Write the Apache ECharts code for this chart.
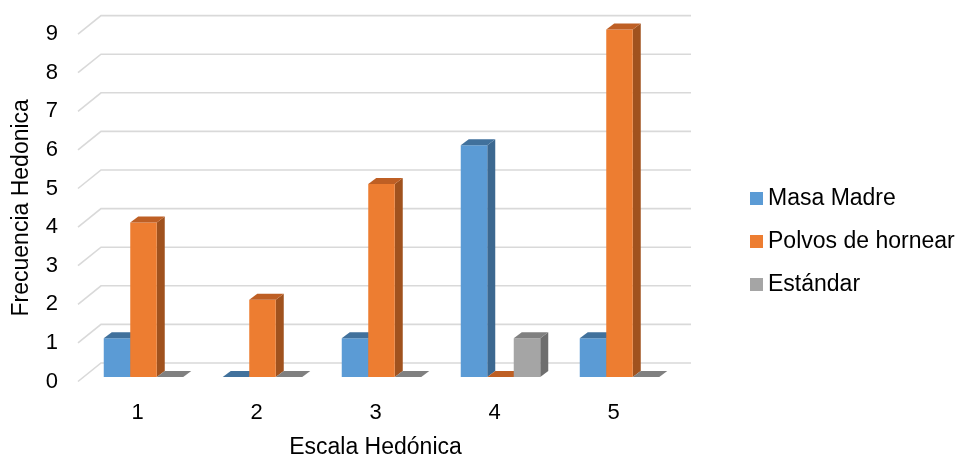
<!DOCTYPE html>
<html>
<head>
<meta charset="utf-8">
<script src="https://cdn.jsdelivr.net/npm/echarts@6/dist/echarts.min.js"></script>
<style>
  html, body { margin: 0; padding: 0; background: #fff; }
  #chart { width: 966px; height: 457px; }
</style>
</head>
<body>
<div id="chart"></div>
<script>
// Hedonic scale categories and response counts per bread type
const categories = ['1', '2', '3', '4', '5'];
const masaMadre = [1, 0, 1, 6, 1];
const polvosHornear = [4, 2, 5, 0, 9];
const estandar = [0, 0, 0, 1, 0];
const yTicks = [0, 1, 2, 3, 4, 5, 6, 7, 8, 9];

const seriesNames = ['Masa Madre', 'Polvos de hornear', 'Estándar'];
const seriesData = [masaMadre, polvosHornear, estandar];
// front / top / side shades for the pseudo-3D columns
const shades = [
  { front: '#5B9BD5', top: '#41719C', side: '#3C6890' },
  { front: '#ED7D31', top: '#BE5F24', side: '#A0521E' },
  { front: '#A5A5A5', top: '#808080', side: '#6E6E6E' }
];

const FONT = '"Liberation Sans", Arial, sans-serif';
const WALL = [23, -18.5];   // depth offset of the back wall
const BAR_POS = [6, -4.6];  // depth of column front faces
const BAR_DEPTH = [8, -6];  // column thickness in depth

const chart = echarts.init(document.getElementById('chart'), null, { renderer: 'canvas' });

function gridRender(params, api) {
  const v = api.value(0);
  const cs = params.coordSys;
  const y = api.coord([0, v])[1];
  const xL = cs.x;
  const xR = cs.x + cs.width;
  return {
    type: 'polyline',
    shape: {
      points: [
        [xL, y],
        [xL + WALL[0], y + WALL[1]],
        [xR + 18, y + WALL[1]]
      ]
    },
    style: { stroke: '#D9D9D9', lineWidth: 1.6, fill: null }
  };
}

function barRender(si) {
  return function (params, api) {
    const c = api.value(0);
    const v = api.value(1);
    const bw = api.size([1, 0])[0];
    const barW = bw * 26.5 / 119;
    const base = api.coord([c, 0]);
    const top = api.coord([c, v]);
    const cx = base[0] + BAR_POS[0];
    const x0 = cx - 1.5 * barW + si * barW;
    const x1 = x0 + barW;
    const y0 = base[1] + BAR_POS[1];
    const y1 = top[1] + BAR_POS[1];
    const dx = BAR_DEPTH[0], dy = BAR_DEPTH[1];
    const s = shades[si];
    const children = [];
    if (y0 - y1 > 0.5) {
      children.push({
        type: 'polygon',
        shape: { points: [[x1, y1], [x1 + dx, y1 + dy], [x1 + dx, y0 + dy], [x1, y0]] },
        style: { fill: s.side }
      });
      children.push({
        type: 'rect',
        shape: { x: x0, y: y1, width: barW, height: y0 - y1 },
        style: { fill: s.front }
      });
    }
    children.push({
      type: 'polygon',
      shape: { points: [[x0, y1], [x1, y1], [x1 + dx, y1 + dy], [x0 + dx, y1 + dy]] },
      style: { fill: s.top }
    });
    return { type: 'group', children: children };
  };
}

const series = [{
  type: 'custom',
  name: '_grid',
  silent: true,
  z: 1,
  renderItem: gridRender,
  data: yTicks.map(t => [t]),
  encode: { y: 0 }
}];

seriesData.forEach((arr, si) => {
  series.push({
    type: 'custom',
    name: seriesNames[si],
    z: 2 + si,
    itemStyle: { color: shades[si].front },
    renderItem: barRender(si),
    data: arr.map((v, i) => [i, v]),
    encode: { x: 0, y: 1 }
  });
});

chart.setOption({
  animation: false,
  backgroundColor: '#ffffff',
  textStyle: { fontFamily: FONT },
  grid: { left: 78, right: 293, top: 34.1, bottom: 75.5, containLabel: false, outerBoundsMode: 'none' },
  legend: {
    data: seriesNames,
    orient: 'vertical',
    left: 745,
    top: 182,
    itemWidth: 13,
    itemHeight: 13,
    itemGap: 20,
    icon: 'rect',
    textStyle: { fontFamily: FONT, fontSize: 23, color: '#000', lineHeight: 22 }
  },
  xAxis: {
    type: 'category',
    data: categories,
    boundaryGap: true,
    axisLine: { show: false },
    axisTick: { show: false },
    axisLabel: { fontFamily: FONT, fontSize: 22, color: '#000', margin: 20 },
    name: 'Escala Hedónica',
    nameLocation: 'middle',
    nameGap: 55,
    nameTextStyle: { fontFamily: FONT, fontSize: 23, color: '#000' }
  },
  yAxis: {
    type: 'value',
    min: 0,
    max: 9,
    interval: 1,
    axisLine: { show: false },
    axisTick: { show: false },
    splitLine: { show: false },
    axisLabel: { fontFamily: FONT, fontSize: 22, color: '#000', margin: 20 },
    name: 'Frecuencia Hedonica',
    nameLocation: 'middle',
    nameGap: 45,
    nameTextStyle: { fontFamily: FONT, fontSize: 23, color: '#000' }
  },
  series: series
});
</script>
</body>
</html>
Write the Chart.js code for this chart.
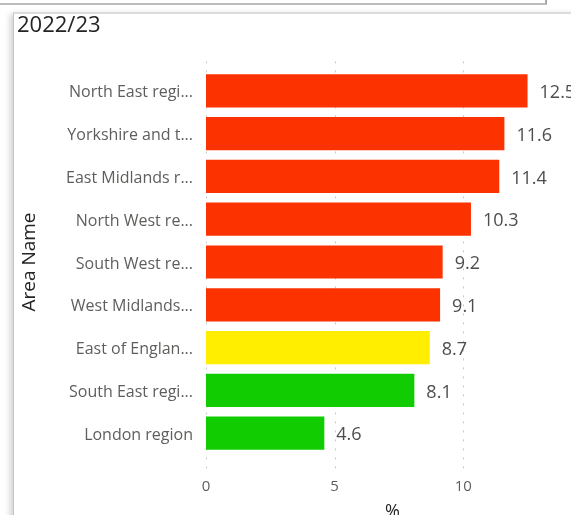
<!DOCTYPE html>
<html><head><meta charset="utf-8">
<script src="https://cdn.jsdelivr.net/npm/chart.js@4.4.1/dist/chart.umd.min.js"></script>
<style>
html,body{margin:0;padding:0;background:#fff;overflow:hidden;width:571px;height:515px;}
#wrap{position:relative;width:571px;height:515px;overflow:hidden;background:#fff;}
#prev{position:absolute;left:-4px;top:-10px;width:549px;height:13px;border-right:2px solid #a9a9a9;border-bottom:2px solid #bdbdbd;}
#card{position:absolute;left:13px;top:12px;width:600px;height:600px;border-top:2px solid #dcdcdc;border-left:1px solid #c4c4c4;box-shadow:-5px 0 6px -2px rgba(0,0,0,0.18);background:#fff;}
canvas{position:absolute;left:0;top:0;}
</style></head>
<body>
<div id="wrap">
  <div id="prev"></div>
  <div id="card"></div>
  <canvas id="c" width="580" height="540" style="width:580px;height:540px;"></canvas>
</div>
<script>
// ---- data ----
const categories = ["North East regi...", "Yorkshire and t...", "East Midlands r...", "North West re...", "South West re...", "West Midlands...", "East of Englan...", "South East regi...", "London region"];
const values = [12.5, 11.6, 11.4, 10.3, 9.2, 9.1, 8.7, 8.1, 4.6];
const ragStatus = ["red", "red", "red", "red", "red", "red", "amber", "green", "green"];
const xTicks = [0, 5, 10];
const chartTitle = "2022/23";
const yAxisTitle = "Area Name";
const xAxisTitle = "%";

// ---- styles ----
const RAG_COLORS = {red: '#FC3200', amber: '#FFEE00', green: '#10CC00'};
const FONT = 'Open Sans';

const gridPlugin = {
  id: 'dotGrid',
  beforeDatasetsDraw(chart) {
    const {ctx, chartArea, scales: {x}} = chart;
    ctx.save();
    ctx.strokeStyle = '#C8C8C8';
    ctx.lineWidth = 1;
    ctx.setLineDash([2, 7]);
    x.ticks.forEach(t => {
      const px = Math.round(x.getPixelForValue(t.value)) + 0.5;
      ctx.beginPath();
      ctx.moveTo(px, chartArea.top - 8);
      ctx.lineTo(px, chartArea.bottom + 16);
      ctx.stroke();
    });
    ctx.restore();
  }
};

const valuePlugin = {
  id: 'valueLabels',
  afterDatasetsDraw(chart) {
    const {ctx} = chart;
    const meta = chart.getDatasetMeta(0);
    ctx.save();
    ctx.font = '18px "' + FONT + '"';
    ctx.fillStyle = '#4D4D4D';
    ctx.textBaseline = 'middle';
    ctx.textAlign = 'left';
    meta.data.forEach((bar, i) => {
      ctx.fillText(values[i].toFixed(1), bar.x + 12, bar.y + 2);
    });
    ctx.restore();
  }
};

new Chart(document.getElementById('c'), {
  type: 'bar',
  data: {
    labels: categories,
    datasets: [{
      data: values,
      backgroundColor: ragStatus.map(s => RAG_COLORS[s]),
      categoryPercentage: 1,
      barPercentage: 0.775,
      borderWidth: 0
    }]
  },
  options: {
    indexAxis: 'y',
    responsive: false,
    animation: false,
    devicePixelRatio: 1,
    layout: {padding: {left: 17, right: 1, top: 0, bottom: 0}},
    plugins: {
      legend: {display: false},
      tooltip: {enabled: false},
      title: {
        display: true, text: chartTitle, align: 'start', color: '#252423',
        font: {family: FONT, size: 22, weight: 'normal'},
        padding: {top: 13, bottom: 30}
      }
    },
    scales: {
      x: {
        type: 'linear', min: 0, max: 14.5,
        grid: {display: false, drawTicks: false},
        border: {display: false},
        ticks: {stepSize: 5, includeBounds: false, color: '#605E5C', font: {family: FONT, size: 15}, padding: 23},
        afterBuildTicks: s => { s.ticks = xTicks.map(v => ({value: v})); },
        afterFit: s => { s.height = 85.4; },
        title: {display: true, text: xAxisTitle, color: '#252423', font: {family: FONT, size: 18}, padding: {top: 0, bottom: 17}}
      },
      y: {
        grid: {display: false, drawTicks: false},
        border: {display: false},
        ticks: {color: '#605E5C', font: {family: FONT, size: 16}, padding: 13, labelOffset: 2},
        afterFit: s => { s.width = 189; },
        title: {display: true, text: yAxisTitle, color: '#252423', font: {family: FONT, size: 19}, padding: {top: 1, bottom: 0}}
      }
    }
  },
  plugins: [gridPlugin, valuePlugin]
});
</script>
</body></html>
* * *
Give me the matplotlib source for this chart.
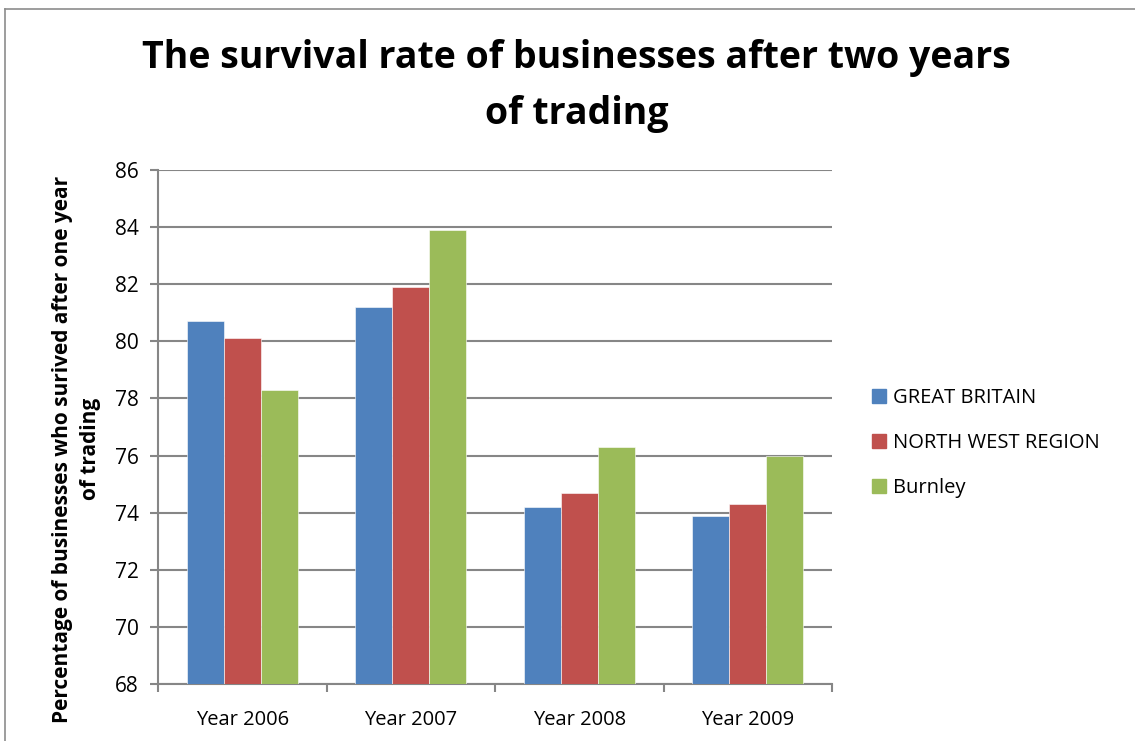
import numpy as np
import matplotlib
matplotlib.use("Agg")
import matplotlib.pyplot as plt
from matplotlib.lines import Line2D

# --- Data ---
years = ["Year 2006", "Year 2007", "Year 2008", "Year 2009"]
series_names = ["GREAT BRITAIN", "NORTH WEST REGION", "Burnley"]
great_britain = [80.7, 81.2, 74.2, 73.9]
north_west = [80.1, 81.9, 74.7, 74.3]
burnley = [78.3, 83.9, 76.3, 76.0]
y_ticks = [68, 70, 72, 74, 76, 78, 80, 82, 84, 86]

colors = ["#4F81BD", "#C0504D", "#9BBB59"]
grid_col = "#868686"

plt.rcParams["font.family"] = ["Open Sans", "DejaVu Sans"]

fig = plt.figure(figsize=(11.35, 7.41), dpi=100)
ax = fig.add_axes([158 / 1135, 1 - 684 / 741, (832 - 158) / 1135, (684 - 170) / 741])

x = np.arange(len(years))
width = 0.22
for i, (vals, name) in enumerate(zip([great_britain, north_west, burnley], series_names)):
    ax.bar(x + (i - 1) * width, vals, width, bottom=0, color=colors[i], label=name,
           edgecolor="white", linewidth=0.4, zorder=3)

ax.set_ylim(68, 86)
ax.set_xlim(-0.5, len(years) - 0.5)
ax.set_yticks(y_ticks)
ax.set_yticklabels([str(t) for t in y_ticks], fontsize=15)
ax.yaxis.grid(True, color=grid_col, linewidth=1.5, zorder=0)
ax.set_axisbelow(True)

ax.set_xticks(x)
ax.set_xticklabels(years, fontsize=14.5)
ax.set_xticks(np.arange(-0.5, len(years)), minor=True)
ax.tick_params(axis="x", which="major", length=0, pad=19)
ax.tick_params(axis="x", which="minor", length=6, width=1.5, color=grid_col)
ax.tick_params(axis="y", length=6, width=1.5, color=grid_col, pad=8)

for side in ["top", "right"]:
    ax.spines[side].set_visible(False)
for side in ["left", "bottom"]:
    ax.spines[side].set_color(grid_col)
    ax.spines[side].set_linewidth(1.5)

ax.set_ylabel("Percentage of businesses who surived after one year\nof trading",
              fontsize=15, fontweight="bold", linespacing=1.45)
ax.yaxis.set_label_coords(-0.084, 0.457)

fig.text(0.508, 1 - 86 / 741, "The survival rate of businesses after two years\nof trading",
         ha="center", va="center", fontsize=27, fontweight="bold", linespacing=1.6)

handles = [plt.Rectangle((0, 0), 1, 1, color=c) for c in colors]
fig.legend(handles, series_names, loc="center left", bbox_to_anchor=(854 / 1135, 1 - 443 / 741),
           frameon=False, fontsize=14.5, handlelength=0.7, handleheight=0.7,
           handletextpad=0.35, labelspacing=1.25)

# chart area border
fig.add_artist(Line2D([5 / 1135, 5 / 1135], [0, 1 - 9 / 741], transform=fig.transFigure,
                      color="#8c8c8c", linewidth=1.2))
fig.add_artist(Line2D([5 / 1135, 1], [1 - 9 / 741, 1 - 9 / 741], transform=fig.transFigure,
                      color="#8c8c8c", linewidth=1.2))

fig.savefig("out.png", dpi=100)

| Problem requirements |
Start at the line containing "Give me the matplotlib source for this chart." and stop at the line containing "ax.set_axisbelow(True)"; transcribe those lines exactly, skipping pictures.

| Correct result |
Give me the matplotlib source for this chart.
import numpy as np
import matplotlib
matplotlib.use("Agg")
import matplotlib.pyplot as plt
from matplotlib.lines import Line2D

# --- Data ---
years = ["Year 2006", "Year 2007", "Year 2008", "Year 2009"]
series_names = ["GREAT BRITAIN", "NORTH WEST REGION", "Burnley"]
great_britain = [80.7, 81.2, 74.2, 73.9]
north_west = [80.1, 81.9, 74.7, 74.3]
burnley = [78.3, 83.9, 76.3, 76.0]
y_ticks = [68, 70, 72, 74, 76, 78, 80, 82, 84, 86]

colors = ["#4F81BD", "#C0504D", "#9BBB59"]
grid_col = "#868686"

plt.rcParams["font.family"] = ["Open Sans", "DejaVu Sans"]

fig = plt.figure(figsize=(11.35, 7.41), dpi=100)
ax = fig.add_axes([158 / 1135, 1 - 684 / 741, (832 - 158) / 1135, (684 - 170) / 741])

x = np.arange(len(years))
width = 0.22
for i, (vals, name) in enumerate(zip([great_britain, north_west, burnley], series_names)):
    ax.bar(x + (i - 1) * width, vals, width, bottom=0, color=colors[i], label=name,
           edgecolor="white", linewidth=0.4, zorder=3)

ax.set_ylim(68, 86)
ax.set_xlim(-0.5, len(years) - 0.5)
ax.set_yticks(y_ticks)
ax.set_yticklabels([str(t) for t in y_ticks], fontsize=15)
ax.yaxis.grid(True, color=grid_col, linewidth=1.5, zorder=0)
ax.set_axisbelow(True)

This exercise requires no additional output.